- Exercise: Return the whole listing, line for line, without the pictures in it.

- Given material:

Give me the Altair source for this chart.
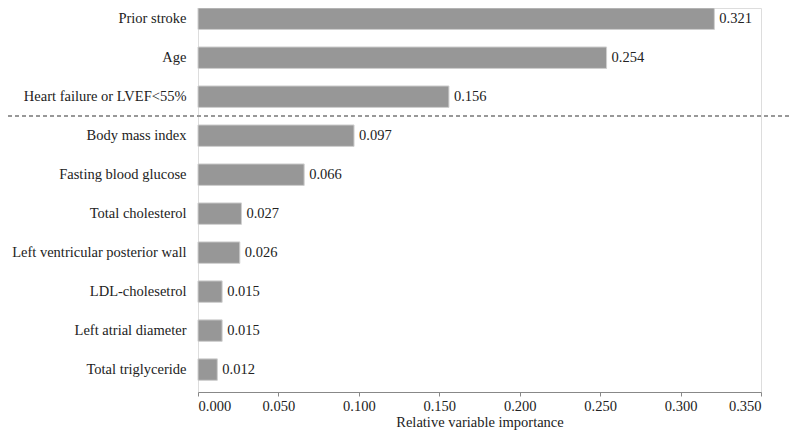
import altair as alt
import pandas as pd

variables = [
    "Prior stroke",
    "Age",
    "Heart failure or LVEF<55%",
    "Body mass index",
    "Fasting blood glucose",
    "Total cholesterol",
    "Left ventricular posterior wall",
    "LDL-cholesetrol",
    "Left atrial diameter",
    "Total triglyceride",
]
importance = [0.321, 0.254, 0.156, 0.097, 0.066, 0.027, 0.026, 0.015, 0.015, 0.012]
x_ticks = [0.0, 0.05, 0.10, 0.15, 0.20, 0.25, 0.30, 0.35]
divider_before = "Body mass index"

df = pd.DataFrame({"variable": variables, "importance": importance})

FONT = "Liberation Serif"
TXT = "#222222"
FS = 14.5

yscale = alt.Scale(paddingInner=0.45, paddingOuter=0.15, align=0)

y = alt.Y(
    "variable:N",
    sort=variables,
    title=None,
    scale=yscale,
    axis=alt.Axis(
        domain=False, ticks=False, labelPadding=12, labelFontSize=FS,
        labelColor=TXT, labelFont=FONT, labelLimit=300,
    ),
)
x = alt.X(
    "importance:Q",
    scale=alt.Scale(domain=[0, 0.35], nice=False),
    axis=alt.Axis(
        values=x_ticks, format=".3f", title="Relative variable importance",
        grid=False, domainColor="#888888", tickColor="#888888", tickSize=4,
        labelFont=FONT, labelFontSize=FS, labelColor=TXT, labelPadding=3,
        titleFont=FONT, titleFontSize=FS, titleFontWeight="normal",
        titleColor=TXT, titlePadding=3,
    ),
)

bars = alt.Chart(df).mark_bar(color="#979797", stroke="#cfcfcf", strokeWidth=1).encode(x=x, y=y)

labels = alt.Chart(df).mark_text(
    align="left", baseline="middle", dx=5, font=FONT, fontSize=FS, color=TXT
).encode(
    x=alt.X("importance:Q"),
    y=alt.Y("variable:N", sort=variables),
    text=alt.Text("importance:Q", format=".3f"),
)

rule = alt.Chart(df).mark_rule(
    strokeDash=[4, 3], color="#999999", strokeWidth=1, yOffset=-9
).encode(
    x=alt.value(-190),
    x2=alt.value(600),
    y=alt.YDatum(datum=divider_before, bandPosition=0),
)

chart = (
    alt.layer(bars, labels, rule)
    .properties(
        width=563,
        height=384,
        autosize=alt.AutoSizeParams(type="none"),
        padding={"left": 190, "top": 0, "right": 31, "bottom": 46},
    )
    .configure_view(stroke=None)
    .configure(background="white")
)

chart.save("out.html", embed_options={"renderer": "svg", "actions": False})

- Answer for the task:
Give me the Altair source for this chart.
import altair as alt
import pandas as pd

variables = [
    "Prior stroke",
    "Age",
    "Heart failure or LVEF<55%",
    "Body mass index",
    "Fasting blood glucose",
    "Total cholesterol",
    "Left ventricular posterior wall",
    "LDL-cholesetrol",
    "Left atrial diameter",
    "Total triglyceride",
]
importance = [0.321, 0.254, 0.156, 0.097, 0.066, 0.027, 0.026, 0.015, 0.015, 0.012]
x_ticks = [0.0, 0.05, 0.10, 0.15, 0.20, 0.25, 0.30, 0.35]
divider_before = "Body mass index"

df = pd.DataFrame({"variable": variables, "importance": importance})

FONT = "Liberation Serif"
TXT = "#222222"
FS = 14.5

yscale = alt.Scale(paddingInner=0.45, paddingOuter=0.15, align=0)

y = alt.Y(
    "variable:N",
    sort=variables,
    title=None,
    scale=yscale,
    axis=alt.Axis(
        domain=False, ticks=False, labelPadding=12, labelFontSize=FS,
        labelColor=TXT, labelFont=FONT, labelLimit=300,
    ),
)
x = alt.X(
    "importance:Q",
    scale=alt.Scale(domain=[0, 0.35], nice=False),
    axis=alt.Axis(
        values=x_ticks, format=".3f", title="Relative variable importance",
        grid=False, domainColor="#888888", tickColor="#888888", tickSize=4,
        labelFont=FONT, labelFontSize=FS, labelColor=TXT, labelPadding=3,
        titleFont=FONT, titleFontSize=FS, titleFontWeight="normal",
        titleColor=TXT, titlePadding=3,
    ),
)

bars = alt.Chart(df).mark_bar(color="#979797", stroke="#cfcfcf", strokeWidth=1).encode(x=x, y=y)

labels = alt.Chart(df).mark_text(
    align="left", baseline="middle", dx=5, font=FONT, fontSize=FS, color=TXT
).encode(
    x=alt.X("importance:Q"),
    y=alt.Y("variable:N", sort=variables),
    text=alt.Text("importance:Q", format=".3f"),
)

rule = alt.Chart(df).mark_rule(
    strokeDash=[4, 3], color="#999999", strokeWidth=1, yOffset=-9
).encode(
    x=alt.value(-190),
    x2=alt.value(600),
    y=alt.YDatum(datum=divider_before, bandPosition=0),
)

chart = (
    alt.layer(bars, labels, rule)
    .properties(
        width=563,
        height=384,
        autosize=alt.AutoSizeParams(type="none"),
        padding={"left": 190, "top": 0, "right": 31, "bottom": 46},
    )
    .configure_view(stroke=None)
    .configure(background="white")
)

chart.save("out.html", embed_options={"renderer": "svg", "actions": False})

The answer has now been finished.